Question

help me step by step?

lim as x approaches 8 of (sqrt(x+1)-3)/(x-8)

Answer 1

I know I can't factor, so what do I do now? Rationalize?

Answer 2

\[\large \lim_{x \rightarrow 8} \frac{\sqrt{x+1}-3}{x-8}\]Hmmmm so right now we're getting an indeterminate form...
So we need to find a way to cancel something out.
Yesss! The way we'll do that, is by multiplying the top and bottom by the CONJUGATE of the top. Do you know what that will look like? :D

Answer 3

\[\frac{ \sqrt{x+1} -3}{ x-8}*\frac{ \sqrt{x+1} +3}{ \sqrt{x+1} +3} ?\]

Answer 4

Yes, good good. Let's simply the top, but DON'T multiply out the bottom, just leave the 2 terms separate for now.

Answer 5

doesn't the top cancel out?

Answer 6

\[\frac{ 1 }{ \sqrt{x+1}+3*x-8}\] ?

Answer 7

Multiplying conjugates will give you the - Difference of Squares.

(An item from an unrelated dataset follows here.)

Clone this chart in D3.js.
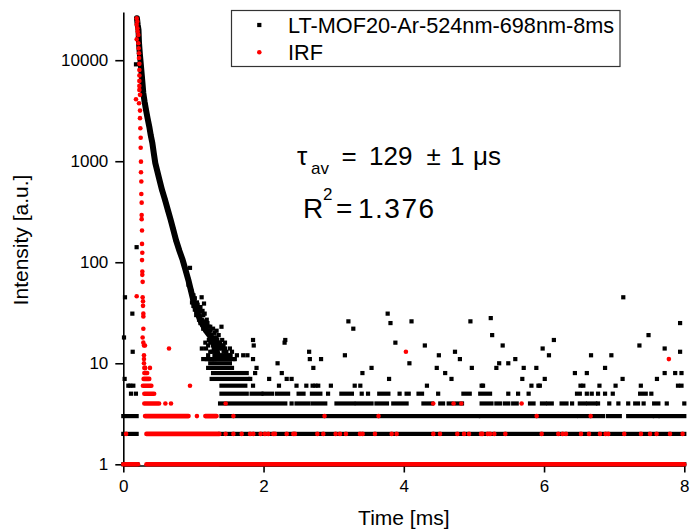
<!DOCTYPE html>
<html>
<head>
<meta charset="utf-8">
<script src="https://cdn.jsdelivr.net/npm/d3@7"></script>
<style>
body { margin: 0; background: #fff; }
svg { display: block; font-family: "Liberation Sans", Arial, sans-serif; }
</style>
</head>
<body>
<svg id="chart" width="690" height="532"></svg>
<script>
// decay of the sample: dense part of the curve (time ms, counts)
var blackCurve = [
  [0.195, 26000], [0.205, 22500], [0.217, 19900], [0.224, 14800], [0.236, 11500],
  [0.248, 9400], [0.267, 6680], [0.285, 4750], [0.303, 3900], [0.324, 3220],
  [0.347, 2650], [0.371, 2190], [0.392, 1800], [0.414, 1520], [0.435, 1200],
  [0.456, 960], [0.516, 653], [0.552, 520], [0.595, 414], [0.635, 330],
  [0.676, 262], [0.713, 210], [0.751, 166], [0.80, 130], [0.847, 105],
  [0.887, 84], [0.927, 67], [0.96, 54], [0.998, 42], [1.04, 34],
  [1.094, 27], [1.18, 21], [1.279, 17], [1.35, 12]
];

// sample: single scattered points
var blackPoints = [
  [0.010, 18], [0.024, 45], [0.129, 31], [0.134, 13], [0.019, 7], [0.072, 6], [0.10, 6],
  [0.143, 6], [0.11, 5], [0.18, 5], [0.181, 9100], [0.19, 141],
  [0.951, 88], [0.93, 60], [0.97, 52], [1.0, 47], [1.117, 45], [1.151, 39], [0.98, 40],
  [1.03, 36], [1.05, 40], [1.00, 37], [1.05, 35], [1.09, 33], [1.02, 34], [1.07, 31],
  [1.14, 30], [1.09, 29], [1.12, 27], [1.19, 27], [1.10, 25], [1.17, 24], [1.24, 23],
  [1.14, 22], [1.19, 21], [1.28, 22], [1.33, 21], [1.40, 23], [1.21, 20], [1.26, 19],
  [1.33, 18], [1.26, 17], [1.31, 16], [1.38, 16], [1.17, 16], [1.28, 15], [1.36, 15],
  [1.43, 15], [1.12, 14], [1.24, 13], [1.33, 13], [1.40, 14], [1.47, 13], [1.38, 12],
  [1.21, 12], [1.43, 12], [1.50, 12], [1.55, 13], [1.19, 11], [1.26, 11], [1.59, 11],
  [1.02, 44], [1.06, 38], [1.10, 36], [1.13, 33], [1.16, 31], [1.04, 30], [1.08, 27],
  [1.15, 26], [1.20, 25], [1.13, 24], [1.22, 23], [1.18, 22], [1.24, 21], [1.30, 20],
  [1.23, 19], [1.29, 18], [1.36, 19], [1.22, 17], [1.34, 17], [1.41, 17], [1.24, 16],
  [1.35, 16], [1.45, 16], [1.21, 15], [1.32, 15], [1.39, 15], [1.18, 14], [1.29, 14],
  [1.36, 14], [1.45, 14], [1.52, 14], [1.27, 13], [1.43, 13], [1.30, 12], [1.35, 12],
  [1.47, 12], [1.53, 12], [1.30, 11], [1.57, 11], [1.62, 12],
  [1.71, 12], [1.77, 12], [1.85, 17], [1.86, 15], [1.85, 11], [1.90, 9], [1.88, 8],
  [1.81, 7], [1.85, 6],
  [2.08, 7], [2.20, 10], [2.22, 6], [2.26, 8], [2.30, 16], [2.31, 17], [2.33, 7],
  [2.40, 7], [2.47, 6], [2.61, 6], [2.65, 13], [2.66, 11], [2.71, 9], [2.70, 6],
  [2.74, 6], [2.78, 6], [2.82, 11], [2.96, 6], [3.16, 12], [3.21, 26], [3.28, 22],
  [3.30, 6], [3.38, 6], [3.41, 8], [3.54, 9], [3.77, 31], [3.79, 7], [3.81, 25],
  [3.88, 16], [4.08, 10], [4.11, 26],
  [4.30, 15], [4.33, 6], [4.47, 9], [4.50, 12], [4.59, 8], [4.68, 7], [4.73, 13],
  [4.80, 11], [4.95, 26], [4.97, 9], [5.11, 6], [5.13, 6], [5.24, 28], [5.26, 19],
  [5.32, 9], [5.36, 10], [5.41, 15], [5.49, 10], [5.59, 11], [5.69, 7], [5.71, 9],
  [5.82, 6], [5.89, 9], [5.92, 6], [5.94, 6], [5.98, 14], [6.01, 7], [6.07, 12],
  [6.14, 17], [6.44, 8], [6.52, 6], [6.56, 6], [6.61, 8], [6.67, 12], [6.79, 6],
  [6.87, 9], [6.96, 12], [7.02, 6], [7.12, 7], [7.13, 45], [7.36, 15], [7.38, 6],
  [7.49, 19], [7.61, 7], [7.72, 14], [7.72, 8], [7.87, 8], [7.91, 6], [7.94, 13],
  [7.94, 25], [7.96, 8], [7.96, 6]
];

// sample: rows of points that sit on one count level [level, t from, t to]
var blackRuns = [
  [1, 0, 0.2], [1, 1.40, 8.0],
  [2, 0, 0.19], [2, 1.38, 8.0],
  [3, 0, 0.19], [3, 1.40, 5.06], [3, 5.10, 6.45], [3, 6.50, 6.84], [3, 6.91, 7.08],
  [3, 7.20, 7.54], [3, 7.58, 7.62], [3, 7.66, 8.0],
  [4, 1.38, 2.31], [4, 2.40, 2.40], [4, 2.47, 2.64], [4, 2.70, 2.88], [4, 3.04, 3.28],
  [4, 3.33, 3.54], [4, 3.61, 3.76], [4, 3.85, 4.04], [4, 4.28, 4.40], [4, 4.52, 4.56],
  [4, 4.64, 4.68], [4, 4.75, 4.83], [4, 5.11, 5.25], [4, 5.32, 5.37], [4, 5.44, 5.49],
  [4, 5.56, 5.61], [4, 5.80, 5.85], [4, 5.97, 6.01], [4, 6.06, 6.11], [4, 6.25, 6.32],
  [4, 6.40, 6.40], [4, 6.51, 6.58], [4, 6.63, 6.73], [4, 6.77, 6.77], [4, 6.93, 6.93],
  [4, 7.06, 7.06], [4, 7.20, 7.20], [4, 7.30, 7.34], [4, 7.42, 7.42], [4, 7.57, 7.63],
  [4, 7.75, 7.75], [4, 8.0, 8.0],
  [5, 1.40, 1.76], [5, 1.83, 1.97], [5, 2.0, 2.12], [5, 2.19, 2.35], [5, 2.50, 2.57],
  [5, 2.69, 2.81], [5, 2.92, 2.92], [5, 3.11, 3.26], [5, 3.40, 3.40], [5, 3.49, 3.49],
  [5, 3.65, 3.78], [5, 3.94, 3.94], [5, 4.04, 4.07], [5, 4.21, 4.26], [5, 4.49, 4.49],
  [5, 4.85, 4.94], [5, 5.09, 5.23], [5, 5.49, 5.49], [5, 5.63, 5.63], [5, 5.78, 5.78],
  [5, 6.47, 6.51], [5, 6.61, 6.61], [5, 6.68, 6.68], [5, 6.77, 6.77], [5, 6.87, 6.87],
  [5, 6.98, 6.98], [5, 7.37, 7.45], [5, 7.53, 7.53],
  [6, 1.40, 1.74], [7, 1.26, 1.78], [8, 1.28, 1.76], [9, 1.21, 1.55],
  [10, 1.24, 1.52], [11, 1.14, 1.52]
];

// IRF: single points (time ms, counts)
var irfPoints = [
  [0.191, 26000], [0.200, 24100], [0.191, 22400], [0.200, 20700], [0.205, 19200],
  [0.214, 17800], [0.191, 16100], [0.214, 14700], [0.219, 13100], [0.224, 11700],
  [0.224, 10500], [0.229, 9200], [0.229, 8000], [0.229, 7050], [0.229, 6240],
  [0.229, 5570], [0.229, 5080], [0.238, 4540], [0.181, 4110], [0.224, 3750],
  [0.238, 3170], [0.238, 2670], [0.243, 2120], [0.248, 1710], [0.248, 1360],
  [0.252, 990], [0.252, 778], [0.257, 629], [0.257, 474], [0.262, 389], [0.262, 294],
  [0.262, 267], [0.267, 206], [0.267, 152], [0.271, 124], [0.267, 105], [0.271, 81],
  [0.271, 75], [0.276, 64], [0.191, 46], [0.276, 45], [0.281, 41], [0.281, 37],
  [0.286, 31], [0.286, 29], [0.286, 22], [0.276, 18], [0.286, 16], [0.295, 15],
  [0.309, 15], [0.295, 12], [0.295, 11], [0.295, 10], [0.31, 9], [0.38, 9],
  [0.652, 14], [0.951, 6], [0.04, 2], [4.03, 13], [7.78, 11],
  [1.05, 3], [1.57, 3], [2.87, 3], [3.64, 3], [5.895, 3], [6.665, 3],
  [0.60, 4], [0.68, 4], [1.46, 4], [4.42, 4], [4.71, 4], [4.82, 4], [5.68, 4]
];

// IRF: times where it sits at 2 counts on top of the sample's row
var irfLevel2 = [
  1.46, 1.57, 1.688, 1.807, 1.854, 1.958, 2.02, 2.068, 2.139, 2.163, 2.33, 2.425,
  2.448, 2.767, 2.852, 3.028, 3.09, 3.175, 3.375, 3.413, 3.589, 3.827, 3.898, 4.421,
  4.516, 4.763, 4.859, 4.93, 5.101, 5.12, 5.196, 5.229, 5.291, 5.448, 5.966, 6.203,
  6.265, 6.313, 6.527, 6.641, 6.797, 6.878, 6.916, 7.144, 7.382, 7.511, 7.605, 7.796,
  7.976
];

// IRF: rows of points on one count level [level, t from, t to]
var irfRuns = [
  [1, 0, 0.21], [1, 0.33, 8.0], [2, 0.33, 1.37], [3, 0.31, 0.93], [3, 1.17, 1.33],
  [4, 0.30, 0.51], [5, 0.30, 0.44], [6, 0.28, 0.40], [7, 0.29, 0.37], [8, 0.30, 0.34],
  [9, 0.30, 0.31]
];

var xTicks = [0, 2, 4, 6, 8];
var xMinorTicks = [1, 3, 5, 7];
var yTicks = [1, 10, 100, 1000, 10000];
var legendLabels = ["LT-MOF20-Ar-524nm-698nm-8ms", "IRF"];

var svg = d3.select("#chart");
var x = d3.scaleLinear().domain([0, 8]).range([123.3, 684.3]);
var y = d3.scaleLog().domain([0.973, 30000]).range([465.5, 12]);

var yMinorTicks = [];
yTicks.forEach(function(d) {
  for (var m = 2; m <= 9; m++) {
    if (d * m <= 30000) yMinorTicks.push(d * m);
  }
});

// axes
var gx = svg.append("g").attr("transform", "translate(0,465.5)");
gx.call(d3.axisBottom(x).tickValues(xMinorTicks).tickSize(4).tickFormat("").tickSizeOuter(0));
gx.call(d3.axisBottom(x).tickValues(xTicks).tickSize(7).tickPadding(7).tickSizeOuter(0)
  .tickFormat(d3.format("d")));

var gy = svg.append("g").attr("transform", "translate(123.3,0)");
gy.call(d3.axisLeft(y).tickValues(yMinorTicks).tickSize(5).tickFormat("").tickSizeOuter(0));
gy.call(d3.axisLeft(y).tickValues(yTicks).tickSize(8).tickPadding(7).tickSizeOuter(0)
  .tickFormat(d3.format("d")));

svg.selectAll(".domain").attr("stroke", "#000").attr("stroke-width", 1.6);
svg.selectAll(".tick line").attr("stroke", "#000").attr("stroke-width", 1.6);
svg.selectAll(".tick text").attr("fill", "#000")
  .style("font-family", "'Liberation Sans', Arial, sans-serif").style("font-size", "17px");

svg.append("text")
  .attr("x", 403.8).attr("y", 525)
  .attr("text-anchor", "middle")
  .style("font-size", "21px")
  .text("Time [ms]");

svg.append("text")
  .attr("transform", "translate(28,240) rotate(-90)")
  .attr("text-anchor", "middle")
  .style("font-size", "21px")
  .text("Intensity [a.u.]");

// sample data
var sq = 4.2;
svg.append("g").selectAll("rect")
  .data(blackRuns)
  .enter()
  .append("rect")
  .attr("x", function(d) { return x(d[1]) - sq / 2; })
  .attr("y", function(d) { return y(d[0]) - sq / 2; })
  .attr("width", function(d) { return x(d[2]) - x(d[1]) + sq; })
  .attr("height", sq)
  .attr("fill", "#000");

svg.append("path")
  .datum(blackCurve)
  .attr("d", d3.line()
    .x(function(d) { return x(d[0]); })
    .y(function(d) { return y(d[1]); }))
  .attr("fill", "none")
  .attr("stroke", "#000")
  .attr("stroke-width", 6)
  .attr("stroke-linejoin", "round")
  .attr("stroke-linecap", "round");

svg.append("g").selectAll("rect")
  .data(blackCurve.concat(blackPoints))
  .enter()
  .append("rect")
  .attr("x", function(d) { return x(d[0]) - sq / 2; })
  .attr("y", function(d) { return y(d[1]) - sq / 2; })
  .attr("width", sq)
  .attr("height", sq)
  .attr("fill", "#000");

// IRF data
var r = 2.3;
svg.append("g").selectAll("rect")
  .data(irfRuns)
  .enter()
  .append("rect")
  .attr("x", function(d) { return x(d[1]) - r; })
  .attr("y", function(d) { return y(d[0]) - r; })
  .attr("width", function(d) { return x(d[2]) - x(d[1]) + 2 * r; })
  .attr("height", 2 * r)
  .attr("rx", r)
  .attr("fill", "#ff0000");

svg.append("g").selectAll("circle")
  .data(irfPoints.concat(irfLevel2.map(function(t) { return [t, 2]; })))
  .enter()
  .append("circle")
  .attr("cx", function(d) { return x(d[0]); })
  .attr("cy", function(d) { return y(d[1]); })
  .attr("r", r)
  .attr("fill", "#ff0000");

// legend
var legend = svg.append("g");
legend.append("rect")
  .attr("x", 231.5).attr("y", 10.5).attr("width", 388.5).attr("height", 56)
  .attr("fill", "#fff").attr("stroke", "#333").attr("stroke-width", 1.2);
legend.append("rect")
  .attr("x", 259.3 - sq / 2).attr("y", 25 - sq / 2).attr("width", sq).attr("height", sq)
  .attr("fill", "#000");
legend.append("circle")
  .attr("cx", 259.3).attr("cy", 52.3).attr("r", r).attr("fill", "#ff0000");
legend.selectAll("text")
  .data(legendLabels)
  .enter()
  .append("text")
  .attr("x", 288)
  .attr("y", function(d, i) { return 33.3 + i * 27; })
  .style("font-size", "21.7px")
  .text(function(d) { return d; });

// fit annotation
var note = svg.append("g").style("font-size", "26px");
note.append("text").attr("x", 297).attr("y", 164.5).text("τ");
note.append("text").attr("x", 311).attr("y", 173.5).style("font-size", "17px").text("av");
note.append("text").attr("x", 341.5).attr("y", 164.5).text("=");
note.append("text").attr("x", 369).attr("y", 164.5).text("129");
note.append("text").attr("x", 426.5).attr("y", 164.5).text("±");
note.append("text").attr("x", 450).attr("y", 164.5).text("1");
note.append("text").attr("x", 473).attr("y", 164.5).text("μs");
var note2 = svg.append("g").style("font-size", "28px");
note2.append("text").attr("x", 303).attr("y", 217.5).text("R");
note2.append("text").attr("x", 323).attr("y", 200).style("font-size", "17px").text("2");
note2.append("text").attr("x", 336).attr("y", 217.5).text("=");
note2.append("text").attr("x", 358).attr("y", 217.5).style("letter-spacing", "1.5px").text("1.376");
</script>
</body>
</html>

I'm not sure why you think they would cancel out :D heh

Answer 8

err.. sorry ;/

Answer 9

\[\large (a-b)(a+b)=a^2-b^2\]

Answer 10

\[\sqrt{x+1}^2-3^2?\]

Answer 11

Yes c:

Answer 12

\[\frac{ \sqrt{x+1}^2-3^2 }{ \sqrt{x+1}+3*x-8 }\]

Answer 13

Use parentheses on the bottom :) It looks too sloppy that way.
And simplify the sqrt term, see how you have a sqrt root being squared?

Answer 14

\[\frac{ x-8 }{ (\sqrt{x+1}+3)(x-8) }= \sqrt{x+1}+3\]

Answer 15

Yay looks good! Now it's in a nice form where we can take the limit!
Since we were able to cancel some garbage out.

Answer 16

=6?

Answer 17

Sounds about right :D yay team.

Answer 18

it says 1/6 as the answer? did I mess up somewhere

Answer 19

oh lol sorry i wasn't paying attention :)

Answer 20

When you made that nice cancellation. How did the thing in the denominator pop up to the top?? :O

Answer 21

when I cancel it needs to become 1/.... ?

Answer 22

Yah :3

Answer 23

x-8 / x-8 = 1

Answer 24

gotcha ;D thanks!!